Black Cultural Centre for Nova Scotia
- Established: 1983
- Location: Cherry Brook, Nova Scotia, Canada
- Type: Heritage centre
- Website: www.bccns.com

= Black Cultural Centre for Nova Scotia =

Canadian museum and cultural centre

The Black Cultural Centre for Nova Scotia (also known as The Society for the Protection and Preservation of Black Culture in Nova Scotia) is located in Cherry Brook, Nova Scotia, in the Halifax Regional Municipality. The centre is a museum and a library resource centre that focuses on the history and culture of African Nova Scotians. The organization of the Black Cultural Society was incorporated as a charitable organization in 1977 and the centre opened in 1983, with a goal to "educate and inspire" and to protect, preserve and promote Black culture in Nova Scotia. The centre is located on Trunk 7 at 1149 Main Street.

The centre holds many events on a weekly basis and is open to the public. The centre also has a permanent display about the former community of Africville.

==Background==
 The Black Cultural Centre was the "brainchild" of William Pearly Oliver (1934 – 1989), and was put forth in 1972 in order to help meet the needs of the local Black community. Its goals include the preservation and bolstering of the culture of Nova Scotians of African descent through exhibitions and lectures about "community life, religion, military service and immigration."

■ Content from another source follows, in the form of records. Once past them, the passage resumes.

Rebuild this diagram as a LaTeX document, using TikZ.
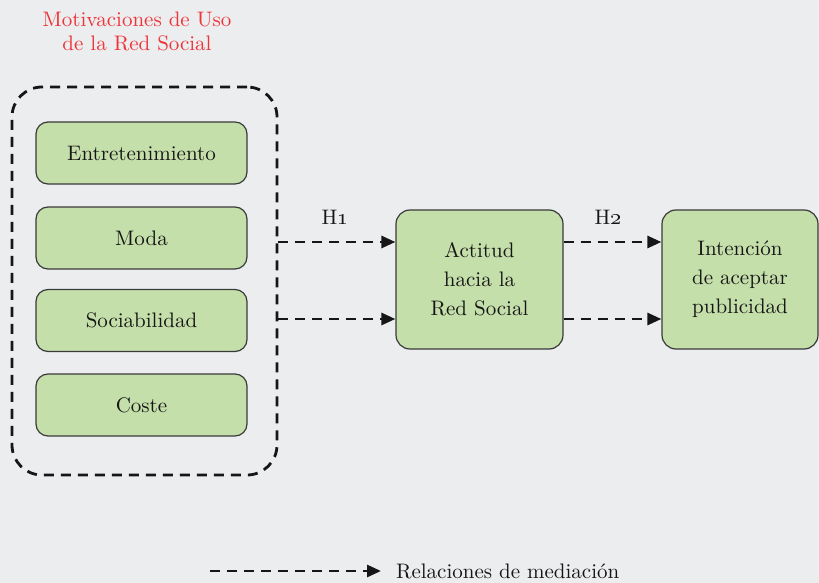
\documentclass[tikz,border=0pt]{standalone}
\usetikzlibrary{arrows.meta}
\definecolor{bgc}{HTML}{ECEDEF}
\definecolor{boxfill}{HTML}{C5DFAB}
\definecolor{boxline}{HTML}{3A3A3A}
\definecolor{titlered}{HTML}{EC3439}
\definecolor{ink}{HTML}{161616}
\begin{document}
\begin{tikzpicture}[x=0.5pt,y=-0.5pt,
  font=\fontsize{10.5}{13}\selectfont, text=ink,
  factor/.style={draw=boxline, line width=0.6pt, fill=boxfill, rounded corners=6pt,
    minimum width=105.5pt, minimum height=31pt, inner sep=0pt},
  bigbox/.style={draw=boxline, line width=0.6pt, fill=boxfill, rounded corners=7pt,
    minimum height=69.5pt, inner sep=0pt, align=center,
    font=\fontsize{10.5}{14.5}\selectfont},
  group/.style={draw=ink, line width=1.4pt, dash pattern=on 5pt off 3.5pt,
    rounded corners=15pt, minimum width=132.5pt, minimum height=194pt, inner sep=0pt},
  med/.style={draw=ink, line width=1.4pt, dash pattern=on 5pt off 3.5pt,
    -{Triangle[length=7pt,width=6pt]}}]
  \fill[bgc] (0,0) rectangle (819,583);
  \useasboundingbox (0,0) rectangle (819,583);

  % title of the group of motivations
  \node[text=titlered, align=center, font=\fontsize{10.5}{12}\selectfont]
    (title) at (137,31) {Motivaciones de Uso\\de la Red Social};

  % dashed group with the four motivations
  \node[group] (grp) at (144.5,281) {};
  \node[factor] (ent) at (141.5,153) {Entretenimiento};
  \node[factor] (mod) at (141.5,238) {Moda};
  \node[factor] (soc) at (141.5,320.5) {Sociabilidad};
  \node[factor] (cos) at (141.5,405) {Coste};

  % attitude and intention
  \node[bigbox, minimum width=83.5pt] (act) at (479.5,279.5) {Actitud\\hacia la\\Red Social};
  \node[bigbox, minimum width=78pt] (int) at (740,279.5) {Intención\\de aceptar\\publicidad};

  % mediation arrows
  \coordinate (aup) at ([yshift=18.75pt]act.west);
  \coordinate (alo) at ([yshift=-19.75pt]act.west);
  \draw[med] (grp.east |- aup) -- (aup);
  \draw[med] (grp.east |- alo) -- (alo);
  \draw[med] ([yshift=18.75pt]act.east) -- ([yshift=18.75pt]int.west);
  \draw[med] ([yshift=-19.75pt]act.east) -- ([yshift=-19.75pt]int.west);

  \node (h1) at (335,217) {H\oldstylenums{1}};
  \node (h2) at (608,217) {H\oldstylenums{2}};

  % legend
  \coordinate (lgs) at (210,571);
  \node[anchor=west] (lgt) at (389,571) {Relaciones de mediación};
  \coordinate (lge) at (381,571);
  \draw[med] (lgs) -- (lge);
\end{tikzpicture}
\end{document}
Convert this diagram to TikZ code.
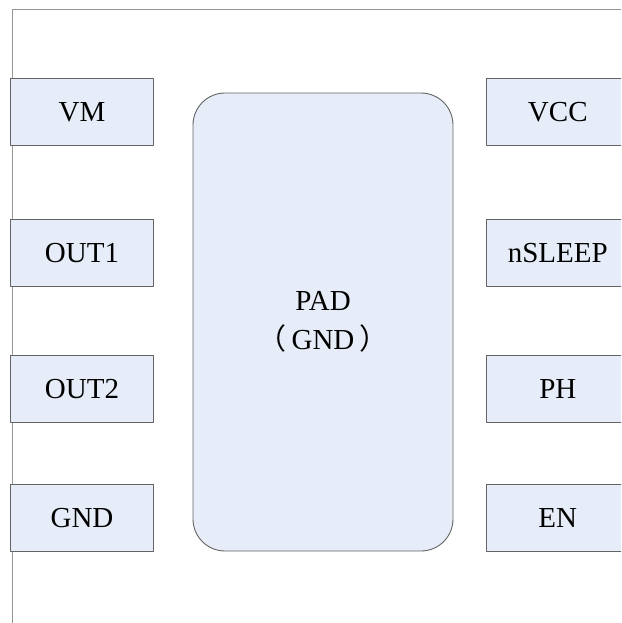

By 2007, the Cultural Centre had been successful in acquiring an Order of Canada medal and thirty Victory Medals from eBay. The Victory Medals had been originally awarded to Black soldiers who had served during World War I in the No. 2 Construction Battalion—"Canada's first and only black battalion." The Centre worked with Dave Thomson of St. George, Ontario who had helped purchase medals for the Centre. In February 2007, the family of Sapper PR. P.F. Fenton learned that his medal was being auctioned on eBay. The community raised thousands of dollars towards the purchase price of over CDN$7,400 so the medal could be placed at the Centre.

==Public transit==
There is a Halifax Transit bus stop outside the Black Cultural Centre served by routes "61 North Preston" and "68 Cherry Brook". These operate all day and connect to nearby Portland Hills Terminal.